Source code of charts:
━━━━━━━━
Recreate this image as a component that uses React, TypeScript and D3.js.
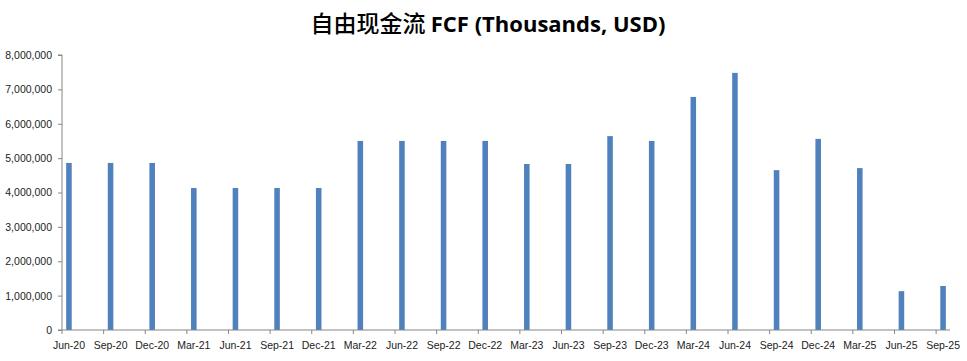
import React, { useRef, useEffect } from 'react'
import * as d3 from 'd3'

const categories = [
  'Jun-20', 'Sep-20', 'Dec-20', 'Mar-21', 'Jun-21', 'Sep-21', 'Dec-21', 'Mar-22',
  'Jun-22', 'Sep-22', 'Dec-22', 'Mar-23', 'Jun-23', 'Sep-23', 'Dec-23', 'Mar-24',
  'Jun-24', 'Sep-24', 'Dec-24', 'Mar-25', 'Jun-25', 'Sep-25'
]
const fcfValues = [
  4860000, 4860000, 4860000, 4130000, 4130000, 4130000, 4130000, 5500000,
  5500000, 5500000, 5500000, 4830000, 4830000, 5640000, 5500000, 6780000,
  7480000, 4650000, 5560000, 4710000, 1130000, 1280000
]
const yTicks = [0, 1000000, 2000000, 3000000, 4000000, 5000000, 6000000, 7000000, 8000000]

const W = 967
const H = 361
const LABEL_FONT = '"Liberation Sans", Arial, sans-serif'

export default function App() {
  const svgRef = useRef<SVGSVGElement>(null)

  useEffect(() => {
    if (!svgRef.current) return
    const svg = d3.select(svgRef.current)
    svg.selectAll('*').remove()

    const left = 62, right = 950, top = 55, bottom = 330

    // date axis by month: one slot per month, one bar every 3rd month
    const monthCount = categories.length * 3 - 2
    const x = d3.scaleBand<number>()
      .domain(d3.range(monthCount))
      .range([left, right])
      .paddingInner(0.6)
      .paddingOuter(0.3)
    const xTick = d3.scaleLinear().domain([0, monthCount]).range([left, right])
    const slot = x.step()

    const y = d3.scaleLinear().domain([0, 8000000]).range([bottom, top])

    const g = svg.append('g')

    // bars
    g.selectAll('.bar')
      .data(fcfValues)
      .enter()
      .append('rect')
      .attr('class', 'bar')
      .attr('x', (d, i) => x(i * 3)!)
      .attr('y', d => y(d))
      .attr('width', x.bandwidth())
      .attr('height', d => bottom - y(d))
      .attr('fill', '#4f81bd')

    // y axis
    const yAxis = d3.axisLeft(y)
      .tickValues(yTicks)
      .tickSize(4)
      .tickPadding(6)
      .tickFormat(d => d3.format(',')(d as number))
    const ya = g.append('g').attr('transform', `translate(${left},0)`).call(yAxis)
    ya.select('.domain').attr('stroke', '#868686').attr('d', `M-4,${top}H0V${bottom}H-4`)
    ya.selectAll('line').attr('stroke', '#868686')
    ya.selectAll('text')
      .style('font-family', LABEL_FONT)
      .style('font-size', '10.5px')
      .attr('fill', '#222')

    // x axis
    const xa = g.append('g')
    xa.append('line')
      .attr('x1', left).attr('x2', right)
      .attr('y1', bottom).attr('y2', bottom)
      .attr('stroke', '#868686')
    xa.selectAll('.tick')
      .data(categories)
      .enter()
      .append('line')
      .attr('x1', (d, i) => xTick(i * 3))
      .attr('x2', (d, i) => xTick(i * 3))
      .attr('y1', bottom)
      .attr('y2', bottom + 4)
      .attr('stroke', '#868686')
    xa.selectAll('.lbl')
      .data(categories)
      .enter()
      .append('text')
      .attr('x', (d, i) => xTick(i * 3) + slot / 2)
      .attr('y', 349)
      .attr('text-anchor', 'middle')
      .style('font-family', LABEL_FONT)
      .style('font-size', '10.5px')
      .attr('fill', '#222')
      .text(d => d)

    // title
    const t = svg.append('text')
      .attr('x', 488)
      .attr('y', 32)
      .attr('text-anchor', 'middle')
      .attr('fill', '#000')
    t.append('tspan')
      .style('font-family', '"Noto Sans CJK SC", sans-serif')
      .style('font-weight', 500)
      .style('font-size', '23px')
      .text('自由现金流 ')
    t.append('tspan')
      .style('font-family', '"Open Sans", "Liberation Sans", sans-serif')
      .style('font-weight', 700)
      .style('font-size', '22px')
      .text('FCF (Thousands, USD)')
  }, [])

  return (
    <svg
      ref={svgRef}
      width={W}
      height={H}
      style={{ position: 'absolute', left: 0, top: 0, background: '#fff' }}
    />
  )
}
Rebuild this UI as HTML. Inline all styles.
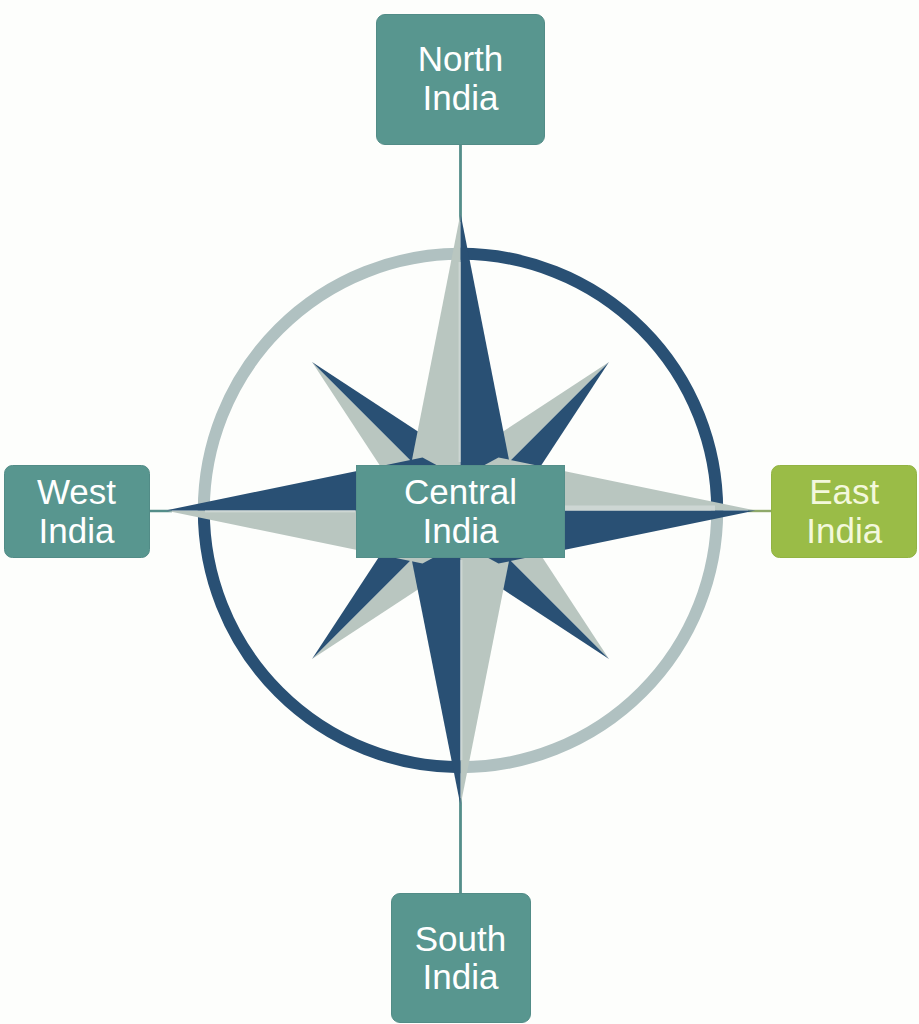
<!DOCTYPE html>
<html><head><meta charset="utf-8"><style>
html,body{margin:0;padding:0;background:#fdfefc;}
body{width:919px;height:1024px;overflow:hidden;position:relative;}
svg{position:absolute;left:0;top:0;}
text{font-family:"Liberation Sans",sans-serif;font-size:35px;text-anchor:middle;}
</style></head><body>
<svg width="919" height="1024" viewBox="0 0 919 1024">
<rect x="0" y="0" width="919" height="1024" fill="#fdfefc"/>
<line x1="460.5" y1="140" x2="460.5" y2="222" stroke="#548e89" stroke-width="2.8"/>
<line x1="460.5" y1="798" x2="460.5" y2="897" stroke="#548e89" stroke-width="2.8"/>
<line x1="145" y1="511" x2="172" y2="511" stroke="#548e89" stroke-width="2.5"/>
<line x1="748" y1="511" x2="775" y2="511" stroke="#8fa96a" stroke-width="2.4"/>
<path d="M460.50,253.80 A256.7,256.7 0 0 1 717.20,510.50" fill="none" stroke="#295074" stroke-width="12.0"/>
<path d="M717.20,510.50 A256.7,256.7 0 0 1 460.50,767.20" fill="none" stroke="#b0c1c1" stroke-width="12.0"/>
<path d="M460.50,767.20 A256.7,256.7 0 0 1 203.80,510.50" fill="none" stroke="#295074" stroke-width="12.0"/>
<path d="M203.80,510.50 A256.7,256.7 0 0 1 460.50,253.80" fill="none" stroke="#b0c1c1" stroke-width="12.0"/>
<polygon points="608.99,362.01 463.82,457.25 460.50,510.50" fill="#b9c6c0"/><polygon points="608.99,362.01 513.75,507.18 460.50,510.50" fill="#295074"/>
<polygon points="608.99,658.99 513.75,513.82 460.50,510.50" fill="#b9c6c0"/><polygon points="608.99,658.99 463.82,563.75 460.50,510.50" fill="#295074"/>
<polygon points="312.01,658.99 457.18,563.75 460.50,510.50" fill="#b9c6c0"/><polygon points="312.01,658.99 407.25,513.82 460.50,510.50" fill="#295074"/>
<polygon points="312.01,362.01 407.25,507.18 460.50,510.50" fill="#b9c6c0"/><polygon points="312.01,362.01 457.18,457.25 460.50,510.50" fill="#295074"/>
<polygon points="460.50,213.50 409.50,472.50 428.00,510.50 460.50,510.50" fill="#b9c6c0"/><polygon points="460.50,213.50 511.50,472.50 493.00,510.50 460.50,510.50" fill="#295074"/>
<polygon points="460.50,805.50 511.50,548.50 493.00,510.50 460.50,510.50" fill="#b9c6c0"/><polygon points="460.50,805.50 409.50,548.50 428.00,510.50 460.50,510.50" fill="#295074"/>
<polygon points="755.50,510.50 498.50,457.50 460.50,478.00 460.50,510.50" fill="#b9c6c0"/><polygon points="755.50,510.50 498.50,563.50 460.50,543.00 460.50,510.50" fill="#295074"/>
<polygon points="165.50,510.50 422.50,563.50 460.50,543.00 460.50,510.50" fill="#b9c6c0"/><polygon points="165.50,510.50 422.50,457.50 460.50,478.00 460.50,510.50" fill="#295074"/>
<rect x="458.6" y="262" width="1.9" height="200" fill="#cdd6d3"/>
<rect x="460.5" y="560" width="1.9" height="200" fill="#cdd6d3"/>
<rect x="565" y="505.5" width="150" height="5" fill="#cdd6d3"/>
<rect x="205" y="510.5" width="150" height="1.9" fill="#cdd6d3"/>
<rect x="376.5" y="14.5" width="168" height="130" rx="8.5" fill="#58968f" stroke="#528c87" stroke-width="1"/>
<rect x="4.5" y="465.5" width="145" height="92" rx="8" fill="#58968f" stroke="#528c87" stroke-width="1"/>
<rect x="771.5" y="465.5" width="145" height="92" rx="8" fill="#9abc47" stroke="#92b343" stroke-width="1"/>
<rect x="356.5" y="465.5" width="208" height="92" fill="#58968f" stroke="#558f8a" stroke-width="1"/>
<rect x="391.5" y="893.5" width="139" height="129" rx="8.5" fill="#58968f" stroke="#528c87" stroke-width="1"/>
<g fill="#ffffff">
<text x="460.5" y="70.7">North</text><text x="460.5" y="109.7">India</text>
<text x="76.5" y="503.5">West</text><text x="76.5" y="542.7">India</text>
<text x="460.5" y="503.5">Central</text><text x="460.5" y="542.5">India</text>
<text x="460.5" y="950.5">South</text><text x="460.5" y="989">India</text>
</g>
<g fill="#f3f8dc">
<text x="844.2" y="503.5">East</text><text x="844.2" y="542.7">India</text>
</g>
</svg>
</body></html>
━━━━━━━━
▶ _WRITTEN TASK_:
Please reproduce the listing exactly from its opening line through the line that contains "6000000, 7000000, 8000000]", both included, with all pictures omitted.

▶ _RESULT OF THIS TASK_:
Recreate this image as a component that uses React, TypeScript and D3.js.
import React, { useRef, useEffect } from 'react'
import * as d3 from 'd3'

const categories = [
  'Jun-20', 'Sep-20', 'Dec-20', 'Mar-21', 'Jun-21', 'Sep-21', 'Dec-21', 'Mar-22',
  'Jun-22', 'Sep-22', 'Dec-22', 'Mar-23', 'Jun-23', 'Sep-23', 'Dec-23', 'Mar-24',
  'Jun-24', 'Sep-24', 'Dec-24', 'Mar-25', 'Jun-25', 'Sep-25'
]
const fcfValues = [
  4860000, 4860000, 4860000, 4130000, 4130000, 4130000, 4130000, 5500000,
  5500000, 5500000, 5500000, 4830000, 4830000, 5640000, 5500000, 6780000,
  7480000, 4650000, 5560000, 4710000, 1130000, 1280000
]
const yTicks = [0, 1000000, 2000000, 3000000, 4000000, 5000000, 6000000, 7000000, 8000000]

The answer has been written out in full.